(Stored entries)
>> begin

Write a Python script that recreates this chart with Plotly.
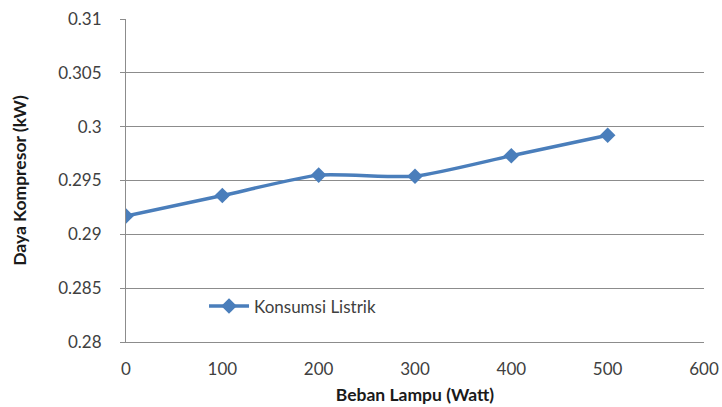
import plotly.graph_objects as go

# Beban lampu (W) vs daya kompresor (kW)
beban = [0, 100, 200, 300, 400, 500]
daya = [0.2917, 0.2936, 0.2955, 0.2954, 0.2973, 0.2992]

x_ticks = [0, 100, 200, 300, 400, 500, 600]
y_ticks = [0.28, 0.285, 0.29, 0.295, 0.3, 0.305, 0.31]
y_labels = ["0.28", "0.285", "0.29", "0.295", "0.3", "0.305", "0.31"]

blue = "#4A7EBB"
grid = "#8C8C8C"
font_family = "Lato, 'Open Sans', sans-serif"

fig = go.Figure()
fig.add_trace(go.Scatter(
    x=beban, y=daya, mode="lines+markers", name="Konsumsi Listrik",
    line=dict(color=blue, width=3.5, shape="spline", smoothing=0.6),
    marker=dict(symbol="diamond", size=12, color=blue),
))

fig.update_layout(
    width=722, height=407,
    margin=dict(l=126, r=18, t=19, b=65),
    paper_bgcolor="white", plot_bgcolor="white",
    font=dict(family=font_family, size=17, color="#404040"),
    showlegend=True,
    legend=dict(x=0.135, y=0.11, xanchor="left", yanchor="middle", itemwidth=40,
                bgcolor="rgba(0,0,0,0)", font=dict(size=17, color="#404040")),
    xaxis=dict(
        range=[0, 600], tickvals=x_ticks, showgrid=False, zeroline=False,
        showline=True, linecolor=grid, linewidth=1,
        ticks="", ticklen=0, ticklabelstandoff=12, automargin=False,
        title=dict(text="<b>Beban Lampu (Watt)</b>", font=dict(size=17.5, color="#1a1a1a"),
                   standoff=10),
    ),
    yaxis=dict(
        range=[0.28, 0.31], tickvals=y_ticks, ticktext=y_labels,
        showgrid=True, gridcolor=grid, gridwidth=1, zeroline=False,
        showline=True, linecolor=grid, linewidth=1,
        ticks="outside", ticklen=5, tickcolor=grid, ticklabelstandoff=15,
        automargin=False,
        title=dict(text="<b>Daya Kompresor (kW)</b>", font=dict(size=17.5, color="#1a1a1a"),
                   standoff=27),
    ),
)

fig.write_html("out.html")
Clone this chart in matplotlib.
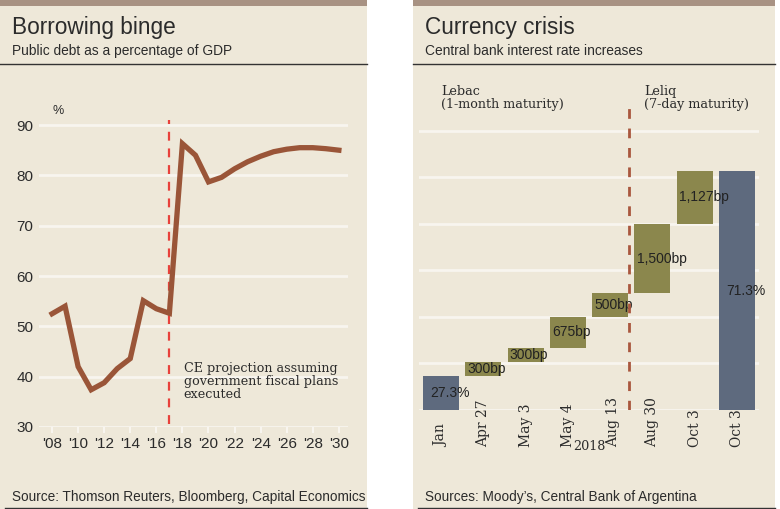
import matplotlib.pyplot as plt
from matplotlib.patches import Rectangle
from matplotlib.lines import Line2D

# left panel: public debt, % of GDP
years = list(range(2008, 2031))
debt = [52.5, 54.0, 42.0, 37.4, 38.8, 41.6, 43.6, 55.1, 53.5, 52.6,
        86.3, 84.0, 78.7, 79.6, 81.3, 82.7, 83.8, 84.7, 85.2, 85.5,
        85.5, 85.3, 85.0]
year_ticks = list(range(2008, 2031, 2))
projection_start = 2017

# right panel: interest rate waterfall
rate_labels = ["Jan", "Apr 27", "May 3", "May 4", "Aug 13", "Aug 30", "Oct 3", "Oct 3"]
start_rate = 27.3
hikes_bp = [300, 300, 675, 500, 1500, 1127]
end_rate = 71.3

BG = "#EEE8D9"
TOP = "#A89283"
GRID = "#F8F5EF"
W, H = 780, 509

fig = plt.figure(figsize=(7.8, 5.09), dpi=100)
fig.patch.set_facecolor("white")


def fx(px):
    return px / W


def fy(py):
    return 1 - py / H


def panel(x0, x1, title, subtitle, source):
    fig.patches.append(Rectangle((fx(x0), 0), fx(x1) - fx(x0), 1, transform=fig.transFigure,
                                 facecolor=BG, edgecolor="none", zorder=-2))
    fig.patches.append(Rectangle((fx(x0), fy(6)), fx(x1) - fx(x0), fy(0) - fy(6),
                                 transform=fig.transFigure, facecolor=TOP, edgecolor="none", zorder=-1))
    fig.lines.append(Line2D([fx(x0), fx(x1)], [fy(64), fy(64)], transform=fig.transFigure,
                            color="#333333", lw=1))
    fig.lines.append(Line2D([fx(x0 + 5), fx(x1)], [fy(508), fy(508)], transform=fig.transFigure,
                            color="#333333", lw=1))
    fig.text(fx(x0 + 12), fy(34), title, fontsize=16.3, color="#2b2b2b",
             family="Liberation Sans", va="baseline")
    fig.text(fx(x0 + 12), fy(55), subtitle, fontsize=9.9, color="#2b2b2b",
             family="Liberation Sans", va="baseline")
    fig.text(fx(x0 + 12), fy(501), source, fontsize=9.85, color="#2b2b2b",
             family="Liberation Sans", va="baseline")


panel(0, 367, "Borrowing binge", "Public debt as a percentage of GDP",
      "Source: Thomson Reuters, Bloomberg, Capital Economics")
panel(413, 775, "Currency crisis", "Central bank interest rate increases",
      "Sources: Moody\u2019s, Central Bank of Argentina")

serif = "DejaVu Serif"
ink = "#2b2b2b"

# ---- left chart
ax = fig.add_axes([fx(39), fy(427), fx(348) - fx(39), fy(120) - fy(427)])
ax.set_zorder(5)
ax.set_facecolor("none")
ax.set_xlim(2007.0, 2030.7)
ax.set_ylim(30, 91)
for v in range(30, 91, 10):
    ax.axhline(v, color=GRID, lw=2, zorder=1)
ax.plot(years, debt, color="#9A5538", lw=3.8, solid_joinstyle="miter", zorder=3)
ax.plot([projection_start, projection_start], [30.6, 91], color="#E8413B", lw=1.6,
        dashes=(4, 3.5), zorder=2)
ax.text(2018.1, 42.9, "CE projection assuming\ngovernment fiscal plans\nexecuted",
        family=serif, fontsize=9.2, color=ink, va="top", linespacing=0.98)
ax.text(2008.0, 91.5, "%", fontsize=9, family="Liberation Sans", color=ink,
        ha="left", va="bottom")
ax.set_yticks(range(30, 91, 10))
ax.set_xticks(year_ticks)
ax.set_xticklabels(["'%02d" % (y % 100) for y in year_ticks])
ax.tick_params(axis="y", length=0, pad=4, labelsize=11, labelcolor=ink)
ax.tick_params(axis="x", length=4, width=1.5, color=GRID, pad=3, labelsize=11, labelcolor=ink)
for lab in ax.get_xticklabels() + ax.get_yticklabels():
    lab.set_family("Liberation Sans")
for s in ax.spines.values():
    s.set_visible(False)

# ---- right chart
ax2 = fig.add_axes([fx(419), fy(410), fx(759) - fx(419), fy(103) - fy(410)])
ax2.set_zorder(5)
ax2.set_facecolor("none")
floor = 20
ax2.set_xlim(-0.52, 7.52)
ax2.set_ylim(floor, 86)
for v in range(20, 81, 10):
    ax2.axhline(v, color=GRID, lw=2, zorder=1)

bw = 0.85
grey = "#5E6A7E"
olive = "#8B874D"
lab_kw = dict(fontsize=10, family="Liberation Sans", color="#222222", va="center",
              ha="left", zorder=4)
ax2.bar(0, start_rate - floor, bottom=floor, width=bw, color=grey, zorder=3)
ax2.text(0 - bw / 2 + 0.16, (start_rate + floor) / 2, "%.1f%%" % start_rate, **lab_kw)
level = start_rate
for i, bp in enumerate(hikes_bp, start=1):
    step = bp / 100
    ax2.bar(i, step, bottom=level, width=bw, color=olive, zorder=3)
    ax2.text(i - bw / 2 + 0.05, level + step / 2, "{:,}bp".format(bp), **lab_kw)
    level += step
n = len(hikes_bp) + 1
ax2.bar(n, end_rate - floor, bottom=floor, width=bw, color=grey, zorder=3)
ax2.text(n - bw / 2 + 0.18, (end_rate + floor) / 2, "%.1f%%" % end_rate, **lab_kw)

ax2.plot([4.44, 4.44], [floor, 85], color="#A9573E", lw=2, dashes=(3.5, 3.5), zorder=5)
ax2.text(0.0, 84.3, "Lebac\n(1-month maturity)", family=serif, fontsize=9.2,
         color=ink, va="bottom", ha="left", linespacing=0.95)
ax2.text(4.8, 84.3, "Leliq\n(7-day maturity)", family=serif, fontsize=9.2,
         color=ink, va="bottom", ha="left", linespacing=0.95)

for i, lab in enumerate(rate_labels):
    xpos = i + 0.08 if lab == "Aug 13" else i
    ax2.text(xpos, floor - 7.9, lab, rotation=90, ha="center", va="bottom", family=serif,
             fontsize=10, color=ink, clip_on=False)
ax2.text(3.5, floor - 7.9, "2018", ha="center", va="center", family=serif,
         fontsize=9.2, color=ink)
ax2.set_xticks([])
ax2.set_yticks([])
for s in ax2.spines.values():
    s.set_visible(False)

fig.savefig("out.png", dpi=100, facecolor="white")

>> end

--- Exercise directions ---
Every line from the top of the material above through the line with "daya = [0.2917, 0.2936, 0.2955, 0.2954, 0.2973, 0.2992]" should be duplicated exactly, please; leave out the pictures.

--- Answer to the problem ---
Write a Python script that recreates this chart with Plotly.
import plotly.graph_objects as go

# Beban lampu (W) vs daya kompresor (kW)
beban = [0, 100, 200, 300, 400, 500]
daya = [0.2917, 0.2936, 0.2955, 0.2954, 0.2973, 0.2992]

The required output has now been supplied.